** Start of Records supplied **

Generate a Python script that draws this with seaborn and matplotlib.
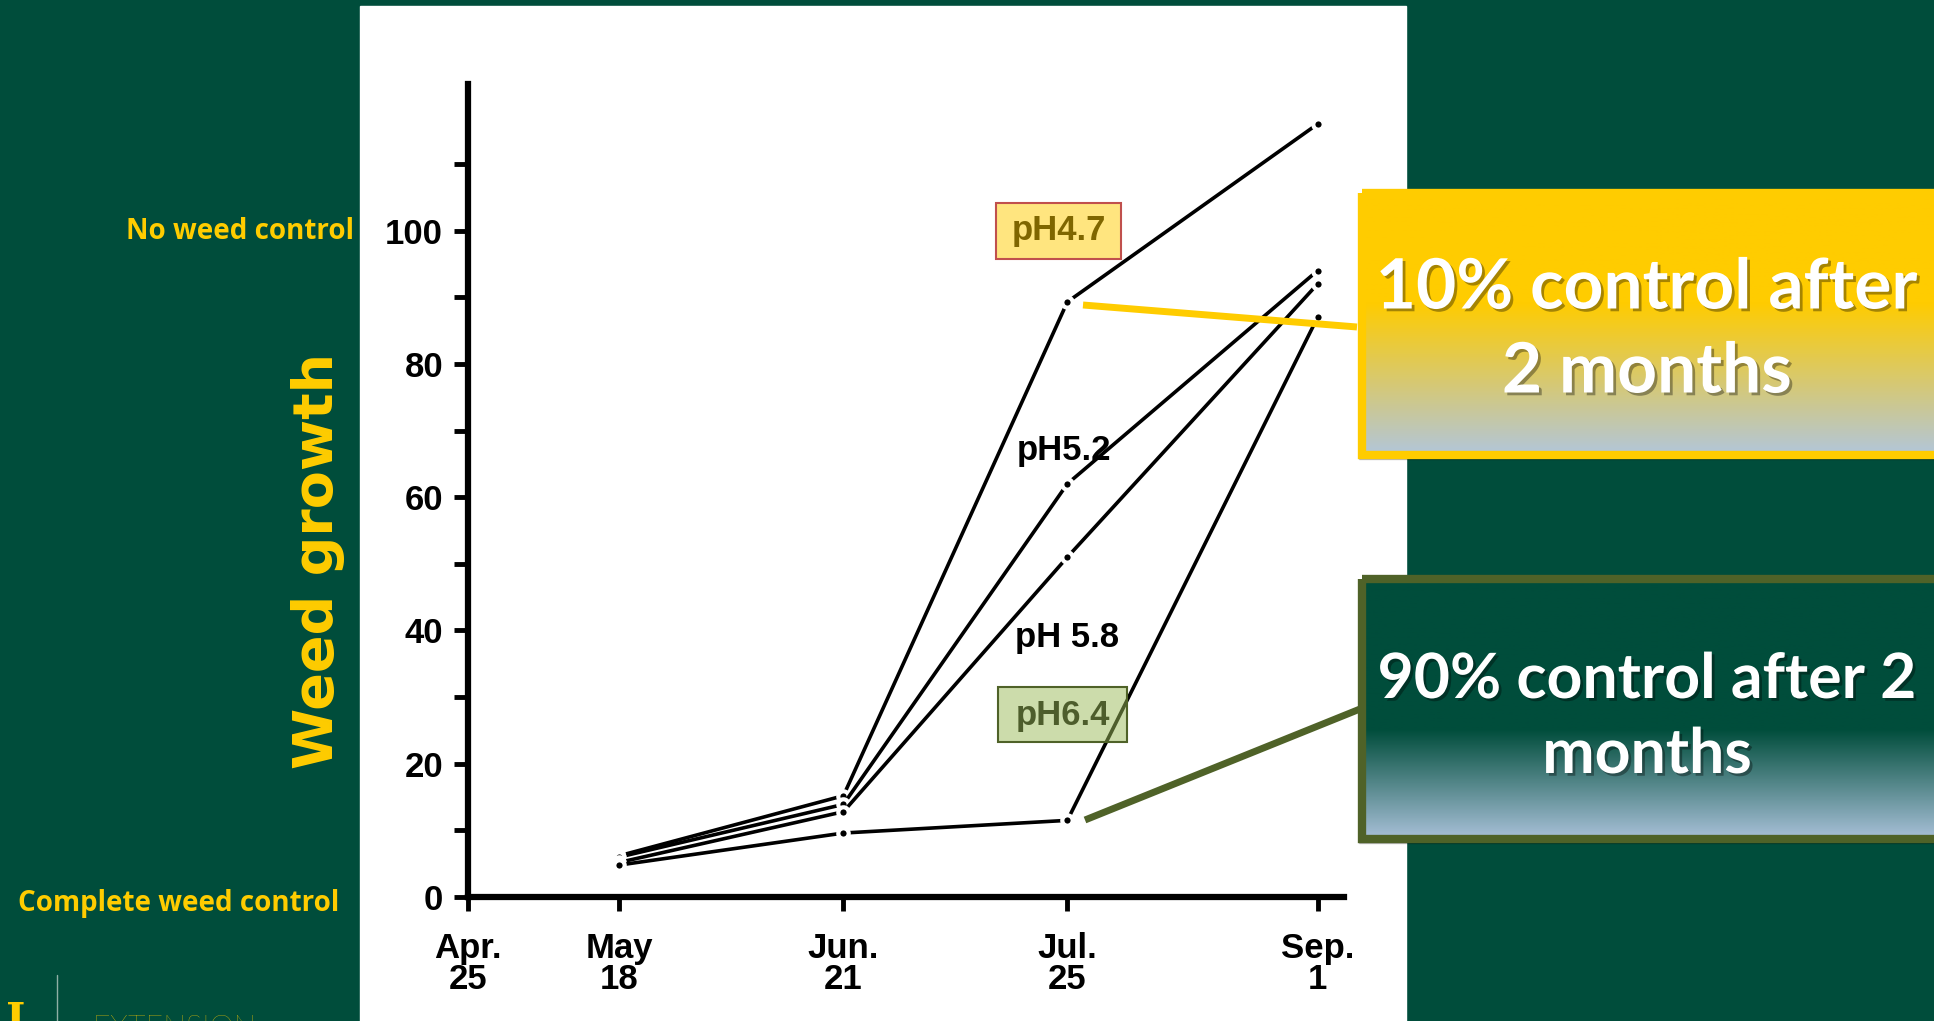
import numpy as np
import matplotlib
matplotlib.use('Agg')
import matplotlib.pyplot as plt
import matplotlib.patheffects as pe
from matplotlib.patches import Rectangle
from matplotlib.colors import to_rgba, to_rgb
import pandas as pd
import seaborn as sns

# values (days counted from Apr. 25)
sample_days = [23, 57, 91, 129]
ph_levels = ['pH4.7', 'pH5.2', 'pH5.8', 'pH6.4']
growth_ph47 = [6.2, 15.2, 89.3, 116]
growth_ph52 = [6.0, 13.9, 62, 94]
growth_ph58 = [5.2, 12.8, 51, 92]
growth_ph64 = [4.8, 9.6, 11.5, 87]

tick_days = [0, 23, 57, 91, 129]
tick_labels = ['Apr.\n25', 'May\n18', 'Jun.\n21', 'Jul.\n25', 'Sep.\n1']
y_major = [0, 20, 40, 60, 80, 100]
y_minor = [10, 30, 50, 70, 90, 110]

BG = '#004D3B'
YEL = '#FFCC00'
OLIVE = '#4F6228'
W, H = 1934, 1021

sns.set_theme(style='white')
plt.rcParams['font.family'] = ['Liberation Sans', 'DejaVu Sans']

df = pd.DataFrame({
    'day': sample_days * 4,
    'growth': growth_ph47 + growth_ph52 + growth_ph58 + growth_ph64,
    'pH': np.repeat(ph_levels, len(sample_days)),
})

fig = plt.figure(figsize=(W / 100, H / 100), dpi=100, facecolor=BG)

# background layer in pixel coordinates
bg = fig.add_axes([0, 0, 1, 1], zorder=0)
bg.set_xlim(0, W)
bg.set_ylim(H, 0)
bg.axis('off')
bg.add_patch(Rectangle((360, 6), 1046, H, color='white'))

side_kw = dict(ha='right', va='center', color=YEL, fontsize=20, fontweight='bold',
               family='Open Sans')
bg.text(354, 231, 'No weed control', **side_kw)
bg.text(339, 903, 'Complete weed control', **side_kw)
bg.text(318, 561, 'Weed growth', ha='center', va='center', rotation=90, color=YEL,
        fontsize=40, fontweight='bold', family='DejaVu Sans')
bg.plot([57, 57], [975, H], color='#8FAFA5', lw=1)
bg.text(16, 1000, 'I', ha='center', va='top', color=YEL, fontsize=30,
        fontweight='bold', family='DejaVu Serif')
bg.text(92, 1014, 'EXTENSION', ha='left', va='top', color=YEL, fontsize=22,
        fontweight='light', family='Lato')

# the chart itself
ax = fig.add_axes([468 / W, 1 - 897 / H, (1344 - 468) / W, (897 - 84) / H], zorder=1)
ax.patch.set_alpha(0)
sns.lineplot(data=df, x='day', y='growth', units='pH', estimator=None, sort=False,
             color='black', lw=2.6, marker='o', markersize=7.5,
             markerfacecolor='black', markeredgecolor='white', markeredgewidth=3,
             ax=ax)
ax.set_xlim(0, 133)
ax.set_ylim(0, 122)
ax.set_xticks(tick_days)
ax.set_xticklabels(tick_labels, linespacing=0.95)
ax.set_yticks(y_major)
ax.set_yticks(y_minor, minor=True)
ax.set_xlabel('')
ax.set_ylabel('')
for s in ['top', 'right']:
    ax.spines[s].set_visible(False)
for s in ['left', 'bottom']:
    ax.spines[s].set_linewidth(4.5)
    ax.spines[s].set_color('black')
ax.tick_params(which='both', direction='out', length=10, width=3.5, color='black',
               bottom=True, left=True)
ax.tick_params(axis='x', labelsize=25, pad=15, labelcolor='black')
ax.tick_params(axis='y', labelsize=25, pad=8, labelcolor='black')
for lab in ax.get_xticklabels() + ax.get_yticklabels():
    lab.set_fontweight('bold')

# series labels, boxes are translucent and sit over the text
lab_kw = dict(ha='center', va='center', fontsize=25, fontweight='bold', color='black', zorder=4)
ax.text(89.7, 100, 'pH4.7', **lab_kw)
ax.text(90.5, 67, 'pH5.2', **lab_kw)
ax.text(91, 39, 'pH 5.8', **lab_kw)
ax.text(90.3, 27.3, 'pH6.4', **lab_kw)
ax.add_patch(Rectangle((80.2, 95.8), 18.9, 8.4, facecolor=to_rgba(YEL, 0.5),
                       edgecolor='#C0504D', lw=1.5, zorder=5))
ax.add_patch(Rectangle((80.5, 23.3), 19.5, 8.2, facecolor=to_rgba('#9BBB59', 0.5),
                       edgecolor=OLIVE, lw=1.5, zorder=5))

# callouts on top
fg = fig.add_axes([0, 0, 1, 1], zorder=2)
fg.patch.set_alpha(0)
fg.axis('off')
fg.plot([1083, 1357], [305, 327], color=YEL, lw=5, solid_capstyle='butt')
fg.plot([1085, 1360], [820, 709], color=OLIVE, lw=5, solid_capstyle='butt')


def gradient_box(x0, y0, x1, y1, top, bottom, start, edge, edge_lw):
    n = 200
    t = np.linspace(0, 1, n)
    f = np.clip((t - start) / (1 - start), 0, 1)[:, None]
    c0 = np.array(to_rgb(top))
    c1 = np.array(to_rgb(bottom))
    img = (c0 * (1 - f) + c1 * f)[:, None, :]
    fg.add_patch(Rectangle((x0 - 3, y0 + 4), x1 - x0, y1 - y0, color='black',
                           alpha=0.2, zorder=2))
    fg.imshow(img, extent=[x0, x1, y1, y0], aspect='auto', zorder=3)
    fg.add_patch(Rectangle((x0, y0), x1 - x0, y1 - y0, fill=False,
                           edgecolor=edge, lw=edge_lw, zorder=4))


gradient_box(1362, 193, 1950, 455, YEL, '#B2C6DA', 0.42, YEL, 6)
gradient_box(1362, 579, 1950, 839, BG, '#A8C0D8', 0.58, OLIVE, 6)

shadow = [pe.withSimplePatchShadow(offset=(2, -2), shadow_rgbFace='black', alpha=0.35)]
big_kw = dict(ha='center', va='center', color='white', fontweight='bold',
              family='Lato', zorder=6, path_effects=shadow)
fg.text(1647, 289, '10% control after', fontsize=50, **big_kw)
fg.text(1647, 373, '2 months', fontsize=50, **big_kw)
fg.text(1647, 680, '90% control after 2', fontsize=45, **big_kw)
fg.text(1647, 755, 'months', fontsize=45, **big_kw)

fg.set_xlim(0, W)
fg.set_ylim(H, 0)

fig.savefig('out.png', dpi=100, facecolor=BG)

** End of Records supplied **
** Start of Records supplied **

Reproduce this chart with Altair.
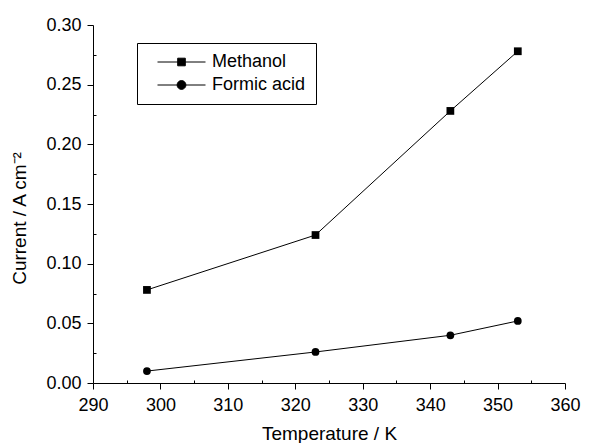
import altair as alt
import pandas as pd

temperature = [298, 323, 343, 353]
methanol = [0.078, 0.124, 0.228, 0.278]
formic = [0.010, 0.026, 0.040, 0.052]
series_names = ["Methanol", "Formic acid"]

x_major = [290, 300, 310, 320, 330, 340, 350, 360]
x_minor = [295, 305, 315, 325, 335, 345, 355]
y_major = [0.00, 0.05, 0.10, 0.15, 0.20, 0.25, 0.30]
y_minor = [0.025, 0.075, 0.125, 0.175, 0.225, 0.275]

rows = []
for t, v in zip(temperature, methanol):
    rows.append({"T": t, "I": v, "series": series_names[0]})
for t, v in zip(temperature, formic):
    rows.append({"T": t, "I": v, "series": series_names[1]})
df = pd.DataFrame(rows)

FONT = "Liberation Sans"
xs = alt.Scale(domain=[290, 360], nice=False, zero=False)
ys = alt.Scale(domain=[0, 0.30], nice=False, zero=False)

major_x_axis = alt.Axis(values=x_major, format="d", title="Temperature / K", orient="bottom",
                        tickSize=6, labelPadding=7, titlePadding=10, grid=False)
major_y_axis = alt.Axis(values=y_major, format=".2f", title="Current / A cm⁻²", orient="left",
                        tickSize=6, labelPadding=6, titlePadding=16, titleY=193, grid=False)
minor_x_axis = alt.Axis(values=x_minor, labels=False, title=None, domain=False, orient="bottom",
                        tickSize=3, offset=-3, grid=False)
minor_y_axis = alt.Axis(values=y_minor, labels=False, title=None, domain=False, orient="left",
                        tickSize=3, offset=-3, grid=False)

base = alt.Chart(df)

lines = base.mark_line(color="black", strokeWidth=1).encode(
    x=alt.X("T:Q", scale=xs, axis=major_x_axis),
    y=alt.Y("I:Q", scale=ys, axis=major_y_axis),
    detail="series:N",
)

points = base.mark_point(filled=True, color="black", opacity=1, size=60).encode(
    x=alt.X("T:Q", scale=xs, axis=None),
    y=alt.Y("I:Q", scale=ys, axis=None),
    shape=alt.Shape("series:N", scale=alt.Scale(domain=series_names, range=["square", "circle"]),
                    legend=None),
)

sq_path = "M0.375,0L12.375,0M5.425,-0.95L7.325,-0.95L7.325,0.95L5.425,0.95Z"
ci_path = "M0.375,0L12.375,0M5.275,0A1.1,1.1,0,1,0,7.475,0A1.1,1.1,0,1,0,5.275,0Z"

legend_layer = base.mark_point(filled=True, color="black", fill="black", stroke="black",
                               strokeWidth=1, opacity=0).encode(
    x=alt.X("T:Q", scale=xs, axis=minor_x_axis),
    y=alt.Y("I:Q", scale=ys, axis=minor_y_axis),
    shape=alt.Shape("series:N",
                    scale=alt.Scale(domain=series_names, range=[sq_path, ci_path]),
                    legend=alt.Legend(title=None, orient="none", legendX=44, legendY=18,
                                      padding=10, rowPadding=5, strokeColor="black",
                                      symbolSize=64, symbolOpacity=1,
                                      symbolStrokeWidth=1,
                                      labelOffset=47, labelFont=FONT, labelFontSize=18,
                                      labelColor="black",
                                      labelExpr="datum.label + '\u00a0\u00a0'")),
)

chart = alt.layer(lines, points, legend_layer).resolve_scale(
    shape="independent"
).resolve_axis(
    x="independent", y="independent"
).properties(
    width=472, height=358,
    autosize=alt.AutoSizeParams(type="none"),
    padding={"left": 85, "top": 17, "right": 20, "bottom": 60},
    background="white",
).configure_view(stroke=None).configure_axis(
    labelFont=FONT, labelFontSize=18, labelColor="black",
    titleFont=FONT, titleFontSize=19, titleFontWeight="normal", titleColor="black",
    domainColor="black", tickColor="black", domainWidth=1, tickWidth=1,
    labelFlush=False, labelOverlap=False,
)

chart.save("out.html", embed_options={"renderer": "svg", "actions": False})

** End of Records supplied **

# [Written task]
Transcribe exactly the lines between the one containing "Reproduce this chart with Altair." and the one containing "ys = alt.Scale(domain=[0, 0.30], nice=False, zero=False)", counting both ends. Pictures are not copied.

# [Exercise response]
Reproduce this chart with Altair.
import altair as alt
import pandas as pd

temperature = [298, 323, 343, 353]
methanol = [0.078, 0.124, 0.228, 0.278]
formic = [0.010, 0.026, 0.040, 0.052]
series_names = ["Methanol", "Formic acid"]

x_major = [290, 300, 310, 320, 330, 340, 350, 360]
x_minor = [295, 305, 315, 325, 335, 345, 355]
y_major = [0.00, 0.05, 0.10, 0.15, 0.20, 0.25, 0.30]
y_minor = [0.025, 0.075, 0.125, 0.175, 0.225, 0.275]

rows = []
for t, v in zip(temperature, methanol):
    rows.append({"T": t, "I": v, "series": series_names[0]})
for t, v in zip(temperature, formic):
    rows.append({"T": t, "I": v, "series": series_names[1]})
df = pd.DataFrame(rows)

FONT = "Liberation Sans"
xs = alt.Scale(domain=[290, 360], nice=False, zero=False)
ys = alt.Scale(domain=[0, 0.30], nice=False, zero=False)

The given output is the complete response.